A punto de iniciarse un nuevo año litúrgico (Ciclo C) –el día 2 de diciembre será el I Domingo de Adviento–, me ha parecido oportuno volver a enviar cada semana el comentario a la lectura evangélica del domingo siguiente. Es algo que hacía gustosamente desde el año 2008, y que más tarde interrumpí cuando la editorial me pidió la publicación del comentario diario a los tres Ciclos (2015-2018). Concluido ese compromiso, a partir de la próxima semana (día 25 de noviembre), volveré al envío del comentario del evangelio dominical.
Con estos comentarios, trato de alcanzar el sentido profundo de los textos, lo cual requiere superar la lectura literalista y moralizante que con frecuencia se ha hecho de los mismos. Me parece que esa lectura reduce la riqueza del evangelio a un conjunto de “anécdotas” del pasado y a una serie de “recetas morales” que no tienen demasiado sentido cuando no se viven desde la comprensión. Un texto sabio, como es el evangelio, no nos dice qué hacer, sino desde dónde vivir.
Comprender el evangelio adecuadamente requiere, sin duda, conocer lo que aportan los estudios críticos más fundamentados. Y en este sentido la exégesis ha realizado y sigue realizando un trabajo admirable. Pero ni siquiera eso es suficiente: la lectura profunda del evangelio –como de todo texto de sabiduría–, que permita alcanzar la riqueza que contiene, requiere también situarse en la condición atemporal del mismo. Se trata, en concreto, de una lectura que se acerca al texto desde una doble perspectiva: por un lado, como si hubiera sido escrito hoy mismo; por otro, desde la convicción de que todo texto sabio está leyendo en cada momento nuestra propia vida.
Tal vez, esas afirmaciones puedan sonar extrañas o incluso exageradas a algunas personas. Sin embargo, me parecen plenamente ajustadas: en primer lugar, porque la sabiduría, por definición, es siempre atemporal –afecta a aquello que no cambia, lo que permanece más allá de la movilidad de las formas– y, en segundo lugar, porque “Eso” que no cambia constituye justamente nuestra verdad más profunda. La conclusión es sencilla: todo texto de sabiduría –también el evangelio– lee lo que somos. Y ello explica precisamente los “ecos” o “resonancias” que, a poca apertura que tengamos, provoca en nuestro interior. Parafraseando al pensador judío Franz Rosenzweig (1886-1929) –él lo aplicaba a la Biblia–, bien puede afirmarse que el evangelio y nuestro corazón dicen la misma cosa.

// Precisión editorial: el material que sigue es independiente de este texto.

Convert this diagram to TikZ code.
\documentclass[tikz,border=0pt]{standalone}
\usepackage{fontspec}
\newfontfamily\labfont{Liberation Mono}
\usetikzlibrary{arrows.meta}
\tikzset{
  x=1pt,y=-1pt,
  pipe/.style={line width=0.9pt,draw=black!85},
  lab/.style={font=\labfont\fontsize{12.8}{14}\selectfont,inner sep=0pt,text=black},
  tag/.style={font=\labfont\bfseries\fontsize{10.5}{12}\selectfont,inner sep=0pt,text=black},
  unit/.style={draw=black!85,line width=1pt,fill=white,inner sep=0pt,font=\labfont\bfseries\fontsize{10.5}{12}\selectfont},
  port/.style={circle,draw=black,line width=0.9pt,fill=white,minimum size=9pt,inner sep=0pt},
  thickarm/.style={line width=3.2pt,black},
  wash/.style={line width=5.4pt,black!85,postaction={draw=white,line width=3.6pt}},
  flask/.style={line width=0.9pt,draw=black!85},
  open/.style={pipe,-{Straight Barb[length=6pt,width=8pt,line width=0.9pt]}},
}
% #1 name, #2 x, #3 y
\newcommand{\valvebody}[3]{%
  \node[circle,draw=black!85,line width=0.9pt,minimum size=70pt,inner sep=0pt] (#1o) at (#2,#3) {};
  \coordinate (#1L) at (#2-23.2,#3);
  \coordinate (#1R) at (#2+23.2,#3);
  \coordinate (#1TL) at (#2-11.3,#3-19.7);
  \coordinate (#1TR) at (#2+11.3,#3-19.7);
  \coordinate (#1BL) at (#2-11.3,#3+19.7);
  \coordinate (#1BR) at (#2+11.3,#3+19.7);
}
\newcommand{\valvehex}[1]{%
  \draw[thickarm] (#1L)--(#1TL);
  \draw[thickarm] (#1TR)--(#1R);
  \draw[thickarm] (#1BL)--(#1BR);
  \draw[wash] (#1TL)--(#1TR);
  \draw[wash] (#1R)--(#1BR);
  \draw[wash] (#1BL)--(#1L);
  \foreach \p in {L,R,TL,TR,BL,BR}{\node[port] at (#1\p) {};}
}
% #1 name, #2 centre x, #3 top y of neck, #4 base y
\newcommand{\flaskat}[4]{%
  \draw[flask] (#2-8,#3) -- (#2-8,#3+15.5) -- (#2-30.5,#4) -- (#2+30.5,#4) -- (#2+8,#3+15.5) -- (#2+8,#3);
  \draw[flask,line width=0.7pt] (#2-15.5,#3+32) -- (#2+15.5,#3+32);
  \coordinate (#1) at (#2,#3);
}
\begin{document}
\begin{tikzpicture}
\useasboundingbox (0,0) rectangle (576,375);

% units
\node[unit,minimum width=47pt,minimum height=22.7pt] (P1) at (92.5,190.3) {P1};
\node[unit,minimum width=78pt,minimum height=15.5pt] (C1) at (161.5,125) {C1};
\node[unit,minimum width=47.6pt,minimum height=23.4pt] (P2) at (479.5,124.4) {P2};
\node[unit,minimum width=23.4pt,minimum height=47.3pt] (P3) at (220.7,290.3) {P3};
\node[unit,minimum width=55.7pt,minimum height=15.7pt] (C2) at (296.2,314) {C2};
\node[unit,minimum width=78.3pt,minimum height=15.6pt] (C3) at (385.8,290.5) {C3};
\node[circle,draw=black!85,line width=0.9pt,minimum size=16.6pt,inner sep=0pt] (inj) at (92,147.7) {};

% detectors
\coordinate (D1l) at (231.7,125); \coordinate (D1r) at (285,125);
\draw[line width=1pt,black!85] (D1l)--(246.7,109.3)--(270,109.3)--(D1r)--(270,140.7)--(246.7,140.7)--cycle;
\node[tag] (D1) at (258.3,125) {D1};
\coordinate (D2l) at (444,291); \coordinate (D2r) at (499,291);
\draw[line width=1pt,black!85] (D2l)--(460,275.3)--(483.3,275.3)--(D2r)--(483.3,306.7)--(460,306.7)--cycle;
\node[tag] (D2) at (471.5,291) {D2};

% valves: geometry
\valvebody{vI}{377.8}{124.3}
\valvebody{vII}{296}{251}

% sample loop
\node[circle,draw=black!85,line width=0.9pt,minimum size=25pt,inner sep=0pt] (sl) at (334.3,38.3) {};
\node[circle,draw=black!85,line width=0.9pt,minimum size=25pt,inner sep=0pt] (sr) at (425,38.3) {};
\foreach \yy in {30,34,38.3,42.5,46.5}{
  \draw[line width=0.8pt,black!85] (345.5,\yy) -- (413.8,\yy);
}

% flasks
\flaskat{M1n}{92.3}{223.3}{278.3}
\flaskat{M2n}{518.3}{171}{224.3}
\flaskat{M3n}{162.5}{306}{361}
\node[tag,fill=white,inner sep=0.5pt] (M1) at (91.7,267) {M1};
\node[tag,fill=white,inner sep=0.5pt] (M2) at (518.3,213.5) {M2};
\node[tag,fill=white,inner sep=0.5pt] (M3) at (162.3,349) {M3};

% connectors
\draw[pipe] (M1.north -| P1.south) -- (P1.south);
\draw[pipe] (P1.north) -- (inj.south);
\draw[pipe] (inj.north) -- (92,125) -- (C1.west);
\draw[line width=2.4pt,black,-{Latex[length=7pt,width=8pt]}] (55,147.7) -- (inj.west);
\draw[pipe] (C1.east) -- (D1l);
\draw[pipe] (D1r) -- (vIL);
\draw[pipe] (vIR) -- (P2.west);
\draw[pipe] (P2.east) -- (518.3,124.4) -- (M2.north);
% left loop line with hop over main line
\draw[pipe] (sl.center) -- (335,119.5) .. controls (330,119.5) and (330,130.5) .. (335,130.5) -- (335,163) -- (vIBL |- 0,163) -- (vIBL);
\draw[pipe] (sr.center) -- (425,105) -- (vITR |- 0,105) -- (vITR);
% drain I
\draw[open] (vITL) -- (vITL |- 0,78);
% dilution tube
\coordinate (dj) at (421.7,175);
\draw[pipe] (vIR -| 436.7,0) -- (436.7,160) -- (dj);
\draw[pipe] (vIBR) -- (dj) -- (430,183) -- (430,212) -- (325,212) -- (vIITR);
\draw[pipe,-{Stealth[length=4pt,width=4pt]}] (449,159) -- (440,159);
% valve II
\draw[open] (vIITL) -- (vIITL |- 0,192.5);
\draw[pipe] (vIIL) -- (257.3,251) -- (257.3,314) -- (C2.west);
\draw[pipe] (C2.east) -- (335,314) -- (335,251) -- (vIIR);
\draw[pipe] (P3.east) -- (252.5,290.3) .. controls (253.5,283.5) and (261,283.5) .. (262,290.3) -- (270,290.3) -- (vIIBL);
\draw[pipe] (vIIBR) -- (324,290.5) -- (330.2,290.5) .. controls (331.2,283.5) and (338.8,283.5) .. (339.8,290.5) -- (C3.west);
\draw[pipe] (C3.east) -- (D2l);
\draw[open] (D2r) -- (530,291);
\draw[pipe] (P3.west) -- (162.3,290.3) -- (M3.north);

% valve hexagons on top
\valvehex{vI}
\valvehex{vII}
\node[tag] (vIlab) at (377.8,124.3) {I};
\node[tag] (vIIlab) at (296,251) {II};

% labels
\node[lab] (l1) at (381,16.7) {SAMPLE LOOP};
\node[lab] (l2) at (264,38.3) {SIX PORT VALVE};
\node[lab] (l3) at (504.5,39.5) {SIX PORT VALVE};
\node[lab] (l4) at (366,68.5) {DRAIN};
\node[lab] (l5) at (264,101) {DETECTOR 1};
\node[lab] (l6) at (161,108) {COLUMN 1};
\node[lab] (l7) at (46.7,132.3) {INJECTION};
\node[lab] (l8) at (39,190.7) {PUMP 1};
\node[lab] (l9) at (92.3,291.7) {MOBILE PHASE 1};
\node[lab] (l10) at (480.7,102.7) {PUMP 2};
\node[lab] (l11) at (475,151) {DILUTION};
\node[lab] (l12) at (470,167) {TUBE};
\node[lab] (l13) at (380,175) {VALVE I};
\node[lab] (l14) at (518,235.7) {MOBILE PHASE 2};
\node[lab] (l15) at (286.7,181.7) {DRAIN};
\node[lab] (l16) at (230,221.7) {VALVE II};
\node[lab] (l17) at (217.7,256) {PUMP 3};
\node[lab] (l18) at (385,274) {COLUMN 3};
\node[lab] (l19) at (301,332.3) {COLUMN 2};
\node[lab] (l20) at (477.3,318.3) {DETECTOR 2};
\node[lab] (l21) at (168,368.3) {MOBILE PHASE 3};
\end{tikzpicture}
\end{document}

La razón es simple: la sabiduría es solo “una”, transciende el tiempo y apunta siempre al fondo último de lo Real. Lo cual implica algo más: nunca podremos llegar a la sabiduría solo pensando, sino viviendo, saboreando y comprendiendo Eso que somos. Desde la mente podremos entender muchas cosas acerca del evangelio, pero solo con ella nunca accederemos a la sabiduría que contiene.
Desde estas claves siento el gusto de seguir ofreciendo semanalmente el comentario a la lectura evangélica de cada domingo, con un doble objetivo: mostrar la “coherencia” y sintonía entre nuestras búsquedas y la sabiduría de Jesús (y del evangelio) para, al mismo tiempo, vivir la liberación y plenitud que aporta la comprensión de lo que realmente somos.